Page history last edited by Milan Davidovic 10 years, 9 months ago
“Newcomers” defined as those new to Canada.
Two broad goals (among others) have to be addressed:
  • Newcomers have to be made aware of cycling and cycling advocacy.
  • “Hosts” (i.e. those already here) have to be made aware of the needs of newcomers.


  • Newcomer interest in cycling may be influenced by the role played by cycling in their home culture.
  • Advocates should seek those in the local community who already have a high profile and could therefore be helpful in getting the word out to the rest of the community.
  • Newcomers are already users of some services such as ESL instruction; could cycling-related content be incorporated into the content of those services?
  • Newcomer youth in the school system; could cycling-related content be incorporated into educational materials already being used with them?
  • Newcomers may perceive social barriers in host behaviours where none are intended (e.g. going into a shop and not being approached by someone working there); can they be helped to re-interpret these behaviours?

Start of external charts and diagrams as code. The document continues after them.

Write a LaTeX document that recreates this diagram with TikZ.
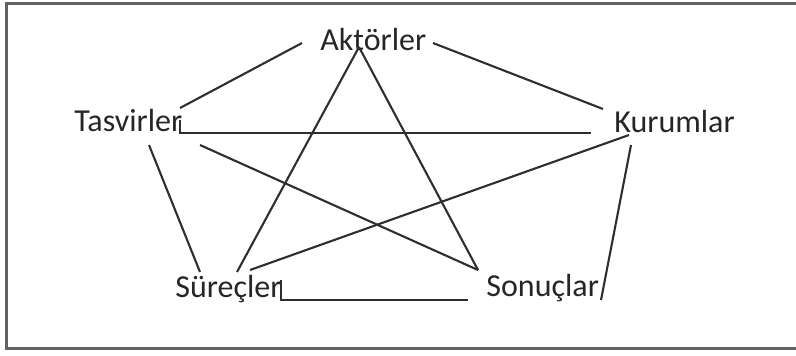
\documentclass[tikz,border=0pt]{standalone}
\usepackage{fontspec}
\setmainfont{Carlito}
\begin{document}
\begin{tikzpicture}[x=0.5pt,y=-0.5pt,
  lbl/.style={font=\fontsize{16}{19}\selectfont, inner sep=0pt, anchor=base west, text=black!85},
  conn/.style={line width=1.05pt, draw=black!82, line join=miter},
  frame/.style={line width=1.5pt, draw=black!62}]
\useasboundingbox (0,0) rectangle (796,355);
\draw[frame] (802,3) -- (6,3) -- (6,348) -- (802,348);

\node[lbl] (akt) at (320,50) {Aktörler};
\node[lbl] (tas) at (74,131) {Tasvirler};
\node[lbl] (kur) at (614,132) {Kurumlar};
\node[lbl] (sur) at (175,297) {Süreçler};
\node[lbl] (son) at (486,296) {Sonuçlar};

\coordinate (a1) at (302,43);
\coordinate (a2) at (433,43);
\coordinate (a3) at (359,47);
\coordinate (t1) at (180,108);
\coordinate (t2) at (180,120);
\coordinate (t3) at (180,133);
\coordinate (t4) at (200,145);
\coordinate (t5) at (149,145);
\coordinate (k1) at (603,109);
\coordinate (k2) at (591,133);
\coordinate (k3) at (629,135);
\coordinate (k4) at (631,145);
\coordinate (s1) at (237,272);
\coordinate (s2) at (200,272);
\coordinate (s3) at (250,270);
\coordinate (s4) at (281,280);
\coordinate (s5) at (281,300);
\coordinate (o1) at (478,270);
\coordinate (o2) at (601,300);
\coordinate (o3) at (468,300);

\draw[conn] (a1) -- (t1);
\draw[conn] (a2) -- (k1);
\draw[conn] (t2) -- (t3) -- (k2);
\draw[conn] (a3) -- (s1);
\draw[conn] (a3) -- (o1);
\draw[conn] (t4) -- (o1);
\draw[conn] (t5) -- (s2);
\draw[conn] (k3) -- (s3);
\draw[conn] (k4) -- (o2);
\draw[conn] (s4) -- (s5) -- (o3);
\end{tikzpicture}
\end{document}
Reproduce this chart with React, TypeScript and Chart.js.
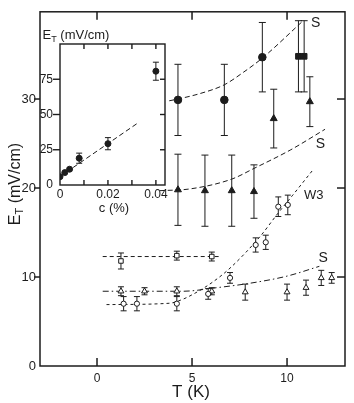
import React, { useEffect, useRef } from "react";
import { Chart, registerables } from "chart.js";
Chart.register(...registerables);

const W = 354;
const H = 403;
const INK = "#1c1c1c";
const FONT = "'Liberation Sans', Arial, Helvetica, sans-serif";

// ---------- main chart data ----------
const xTicks = [0, 5, 10];
const yTicks = [0, 10, 20, 30];

const filledCircleT = [4.26, 6.7, 8.7];
const filledCircleE = [29.9, 29.9, 34.7];
const filledCircleErr = [4, 4, 3.9];

const filledSquareT = [10.6, 10.9];
const filledSquareE = [34.8, 34.8];
const filledSquareErr = [4, 4];

const filledTriT = [4.26, 5.68, 7.09, 8.26, 9.3, 11.2];
const filledTriE = [19.8, 19.7, 19.7, 19.6, 27.8, 29.7];
const filledTriErr = [4, 4, 4, 3, 3.3, 2.8];

const openSquareT = [1.26, 4.2, 6.04];
const openSquareE = [11.8, 12.4, 12.3];
const openSquareErr = [0.9, 0.5, 0.5];

const openCircleT = [1.4, 2.1, 4.2, 5.85, 7.0, 8.35, 8.88, 9.54, 10.04];
const openCircleE = [7.0, 7.0, 7.0, 8.1, 9.9, 13.6, 13.9, 17.9, 18.1];
const openCircleErr = [0.8, 0.8, 0.8, 0.6, 0.6, 0.8, 0.8, 1.1, 1.1];

const openTriT = [1.26, 2.5, 4.2, 6.04, 7.8, 10.0, 11.0, 11.8, 12.35];
const openTriE = [8.4, 8.4, 8.4, 8.4, 8.3, 8.3, 8.8, 9.9, 9.9];
const openTriErr = [0.5, 0.4, 0.5, 0.4, 0.9, 0.9, 0.85, 0.85, 0.6];

// guide curves
const curveS1T = [3.8, 4.26, 5.4, 6.7, 7.7, 8.7, 10.8];
const curveS1E = [29.8, 30.0, 30.6, 31.6, 33.0, 34.6, 38.7];
const curveS2T = [3.3, 4.9, 7.09, 8.26, 10.2, 12.0];
const curveS2E = [19.7, 19.9, 21.0, 22.2, 24.3, 26.6];
const curveW3T = [0.5, 3.8, 4.4, 5.0, 6.0, 7.0, 8.6, 9.5, 10.3, 11.35];
const curveW3E = [6.9, 7.05, 7.4, 8.0, 9.3, 11.0, 14.6, 17.1, 19.2, 22.0];
const curveSqT = [0.3, 6.4];
const curveSqE = [12.3, 12.3];
const curveS3T = [0.3, 4.5, 6.3, 8.05, 10.0, 11.7];
const curveS3E = [8.4, 8.4, 8.8, 9.3, 10.1, 11.2];

const curveLabels = ["S", "S", "W3", "S"];
const curveLabelT = [11.5, 11.75, 11.4, 11.9];
const curveLabelE = [38.5, 24.9, 19.2, 12.1];

// ---------- inset data ----------
const insetC = [0, 0.002, 0.004, 0.008, 0.02, 0.04];
const insetE = [5.9, 8.8, 11.2, 19, 29.3, 80.7];
const insetErr = [0, 0, 0, 3.6, 4.3, 6.4];
const insetFitC = [0, 0.0325];
const insetFitE = [6, 44];
const insetXLabels = [0, 0.02, 0.04];
const insetXMarks = [0.01, 0.02, 0.03, 0.04];
const insetYTicks = [0, 25, 50, 75];
const insetYMarks = [25, 50, 75];

const pts = (xs: number[], ys: number[]) => xs.map((x, i) => ({ x, y: ys[i] }));

function line(ctx: CanvasRenderingContext2D, x1: number, y1: number, x2: number, y2: number) {
  ctx.beginPath();
  ctx.moveTo(x1, y1);
  ctx.lineTo(x2, y2);
  ctx.stroke();
}

const errorBarPlugin = {
  id: "errorBars",
  beforeDatasetsDraw(chart: any) {
    const ctx = chart.ctx;
    const xs = chart.scales.x;
    const ys = chart.scales.y;
    chart.data.datasets.forEach((ds: any) => {
      if (!ds.errors) return;
      ctx.save();
      ctx.strokeStyle = INK;
      ctx.lineWidth = 1;
      ctx.setLineDash([]);
      const cap = ds.capHalf || 3;
      ds.data.forEach((p: any, j: number) => {
        const e = ds.errors[j];
        if (!e) return;
        const px = xs.getPixelForValue(p.x);
        const y1 = ys.getPixelForValue(p.y + e);
        const y2 = ys.getPixelForValue(p.y - e);
        line(ctx, px, y1, px, y2);
        line(ctx, px - cap, y1, px + cap, y1);
        line(ctx, px - cap, y2, px + cap, y2);
      });
      ctx.restore();
    });
  },
};

function framePlugin(xMarks: number[], yMarks: number[], inLen: number, outLen: number, lw: number) {
  return {
    id: "frame",
    afterDraw(chart: any) {
      const ctx = chart.ctx;
      const a = chart.chartArea;
      const xs = chart.scales.x;
      const ys = chart.scales.y;
      ctx.save();
      ctx.strokeStyle = INK;
      ctx.lineWidth = lw;
      ctx.setLineDash([]);
      ctx.strokeRect(a.left, a.top, a.right - a.left, a.bottom - a.top);
      xMarks.forEach((v) => {
        const px = xs.getPixelForValue(v);
        line(ctx, px, a.bottom, px, a.bottom - inLen);
        line(ctx, px, a.top, px, a.top + inLen);
      });
      yMarks.forEach((v) => {
        const py = ys.getPixelForValue(v);
        line(ctx, a.left, py, a.left - outLen, py);
        line(ctx, a.right, py, a.right - inLen, py);
      });
      ctx.restore();
    },
  };
}

function drawETitle(
  ctx: CanvasRenderingContext2D,
  cx: number,
  cy: number,
  rotate: boolean,
  size: number,
  subSize: number,
  rest: string
) {
  ctx.save();
  ctx.translate(cx, cy);
  if (rotate) ctx.rotate(-Math.PI / 2);
  ctx.fillStyle = INK;
  ctx.textAlign = "left";
  ctx.textBaseline = "alphabetic";
  ctx.font = `${size}px ${FONT}`;
  const wE = ctx.measureText("E").width;
  const wR = ctx.measureText(rest).width;
  ctx.font = `${subSize}px ${FONT}`;
  const wT = ctx.measureText("T").width;
  let x = -(wE + wT + wR) / 2;
  const base = size * 0.36;
  ctx.font = `${size}px ${FONT}`;
  ctx.fillText("E", x, base);
  x += wE;
  ctx.font = `${subSize}px ${FONT}`;
  ctx.fillText("T", x, base + size * 0.22);
  x += wT;
  ctx.font = `${size}px ${FONT}`;
  ctx.fillText(rest, x, base);
  ctx.restore();
}

const mainTextPlugin = {
  id: "mainText",
  afterDraw(chart: any) {
    const ctx = chart.ctx;
    const xs = chart.scales.x;
    const ys = chart.scales.y;
    drawETitle(ctx, 14, 184, true, 16, 11, " (mV/cm)");
    ctx.save();
    ctx.fillStyle = INK;
    ctx.textAlign = "center";
    ctx.textBaseline = "middle";
    ctx.font = `17px ${FONT}`;
    ctx.fillText("T (K)", 191, 392);
    curveLabels.forEach((t, i) => {
      ctx.font = `${t === "W3" ? 13 : 14}px ${FONT}`;
      ctx.fillText(t, xs.getPixelForValue(curveLabelT[i]), ys.getPixelForValue(curveLabelE[i]));
    });
    ctx.restore();
  },
};

const insetTextPlugin = {
  id: "insetText",
  afterDraw(chart: any) {
    const ctx = chart.ctx;
    drawETitle(ctx, 76, 34, false, 13, 9, " (mV/cm)");
    ctx.save();
    ctx.fillStyle = INK;
    ctx.textAlign = "center";
    ctx.textBaseline = "middle";
    ctx.font = `13px ${FONT}`;
    ctx.fillText("c (%)", 114, 208);
    ctx.restore();
  },
};

function markerSet(
  label: string,
  xs: number[],
  ys: number[],
  errs: number[],
  style: string,
  r: number,
  filled: boolean,
  cap: number
) {
  return {
    label,
    type: "scatter",
    data: pts(xs, ys),
    errors: errs,
    capHalf: cap,
    showLine: false,
    pointStyle: style,
    pointRadius: r,
    pointBorderWidth: 1,
    pointBorderColor: INK,
    pointBackgroundColor: filled ? INK : "#ffffff",
  };
}

function curveSet(label: string, xs: number[], ys: number[], dash: number[], width = 1) {
  return {
    label,
    type: "line",
    data: pts(xs, ys),
    showLine: true,
    borderColor: INK,
    borderWidth: width,
    borderDash: dash,
    pointRadius: 0,
    fill: false,
    cubicInterpolationMode: "monotone",
  };
}

export default function App() {
  const mainRef = useRef<HTMLCanvasElement>(null);
  const insetRef = useRef<HTMLCanvasElement>(null);

  useEffect(() => {
    Chart.defaults.font.family = FONT;
    Chart.defaults.color = INK;

    const main = new Chart(mainRef.current as HTMLCanvasElement, {
      type: "scatter",
      data: {
        datasets: [
          markerSet("filled circles", filledCircleT, filledCircleE, filledCircleErr, "circle", 3.8, true, 3.5),
          markerSet("filled squares", filledSquareT, filledSquareE, filledSquareErr, "rect", 4, true, 3.5),
          markerSet("filled triangles", filledTriT, filledTriE, filledTriErr, "triangle", 4, true, 3.5),
          markerSet("open squares", openSquareT, openSquareE, openSquareErr, "rect", 3.2, false, 3),
          markerSet("open circles", openCircleT, openCircleE, openCircleErr, "circle", 2.6, false, 3),
          markerSet("open triangles", openTriT, openTriE, openTriErr, "triangle", 3.4, false, 3),
          curveSet("S (upper)", curveS1T, curveS1E, [5, 3]),
          curveSet("S (middle)", curveS2T, curveS2E, [5, 3]),
          curveSet("W3", curveW3T, curveW3E, [3, 3]),
          curveSet("squares guide", curveSqT, curveSqE, [4, 3]),
          curveSet("S (lower)", curveS3T, curveS3E, [6, 3, 1.5, 3]),
        ] as any,
      },
      options: {
        responsive: false,
        animation: false,
        events: [],
        layout: { padding: { left: 0, top: 8, right: 9, bottom: 0 } },
        plugins: { legend: { display: false }, tooltip: { enabled: false } },
        scales: {
          x: {
            type: "linear",
            min: -3,
            max: 13.05,
            grid: { display: false, drawTicks: false },
            border: { display: false },
            afterBuildTicks: (s: any) => {
              s.ticks = xTicks.map((v) => ({ value: v }));
            },
            afterFit: (s: any) => {
              s.height = 37;
            },
            ticks: {
              padding: 5,
              color: INK,
              font: { size: 12, family: FONT },
              maxRotation: 0,
              callback: (v: any) => String(v),
            },
          },
          y: {
            type: "linear",
            min: 0,
            max: 39.8,
            grid: { display: false, drawTicks: false },
            border: { display: false },
            afterBuildTicks: (s: any) => {
              s.ticks = yTicks.map((v) => ({ value: v }));
            },
            afterFit: (s: any) => {
              s.width = 40;
            },
            ticks: {
              padding: 4,
              color: INK,
              font: { size: 13, family: FONT },
              callback: (v: any) => String(v),
            },
          },
        },
      } as any,
      plugins: [errorBarPlugin, framePlugin(xTicks, [10, 20, 30], 8, 6, 1.5), mainTextPlugin] as any,
    });

    const inset = new Chart(insetRef.current as HTMLCanvasElement, {
      type: "scatter",
      data: {
        datasets: [
          markerSet("E_T vs c", insetC, insetE, insetErr, "circle", 3, true, 3),
          curveSet("fit", insetFitC, insetFitE, [5, 3]),
        ] as any,
      },
      options: {
        responsive: false,
        animation: false,
        events: [],
        layout: { padding: { left: 0, top: 44, right: 189, bottom: 0 } },
        plugins: { legend: { display: false }, tooltip: { enabled: false } },
        scales: {
          x: {
            type: "linear",
            min: 0,
            max: 0.0438,
            grid: { display: false, drawTicks: false },
            border: { display: false },
            afterBuildTicks: (s: any) => {
              s.ticks = insetXLabels.map((v) => ({ value: v }));
            },
            afterFit: (s: any) => {
              s.height = H - 185;
            },
            ticks: {
              padding: 2,
              color: INK,
              font: { size: 12, family: FONT },
              maxRotation: 0,
              callback: (v: any) => (v === 0 ? "0" : Number(v).toFixed(2)),
            },
          },
          y: {
            type: "linear",
            min: 0,
            max: 100,
            grid: { display: false, drawTicks: false },
            border: { display: false },
            afterBuildTicks: (s: any) => {
              s.ticks = insetYTicks.map((v) => ({ value: v }));
            },
            afterFit: (s: any) => {
              s.width = 60;
            },
            ticks: {
              padding: 7,
              color: INK,
              font: { size: 12, family: FONT },
              callback: (v: any) => String(v),
            },
          },
        },
      } as any,
      plugins: [errorBarPlugin, framePlugin(insetXMarks, insetYMarks, 5, 7, 1.4), insetTextPlugin] as any,
    });

    return () => {
      main.destroy();
      inset.destroy();
    };
  }, []);

  return (
    <div style={{ position: "fixed", left: 0, top: 0, width: W, height: H, background: "#fff" }}>
      <canvas ref={mainRef} width={W} height={H} style={{ position: "absolute", left: 0, top: 0 }} />
      <canvas
        ref={insetRef}
        width={W}
        height={H}
        style={{ position: "absolute", left: 0, top: 0, pointerEvents: "none" }}
      />
    </div>
  );
}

  • Those seeking to involve newcomers should be aware of issues relevant to newcomers, and more broadly to non-English communities.
  • Those seeking to communicate with newcomers and those in non-English communities should learn about their media (TV, radio, print, online).
  • With non-English communities making up a growing percentage of Toronto’s population, organizations should think more deeply about such communities as clients and participants This is true not only for cycling-related groups.
  • Host behaviours can be seen by newcomers as social barriers even when not intended as such; can hosts be made aware of these behaviours and helped (if they wish) to modify them to be more welcoming?

Additional points

  • Advocacy is like selling in that to do it well involves conversation and getting personal; disseminating information is necessary but not sufficient.
  • When people can’t afford good bikes, finding bikes for them is not the issue – there are plenty of bikes around; rather, it’s the logistics of collection, storage, refurbishment, and distribution that present obstacles.
  • Bike rodeos and similar events have been successful; city police have shown an interest in taking part.
  • Aligning with groups who have complementary interests can be useful.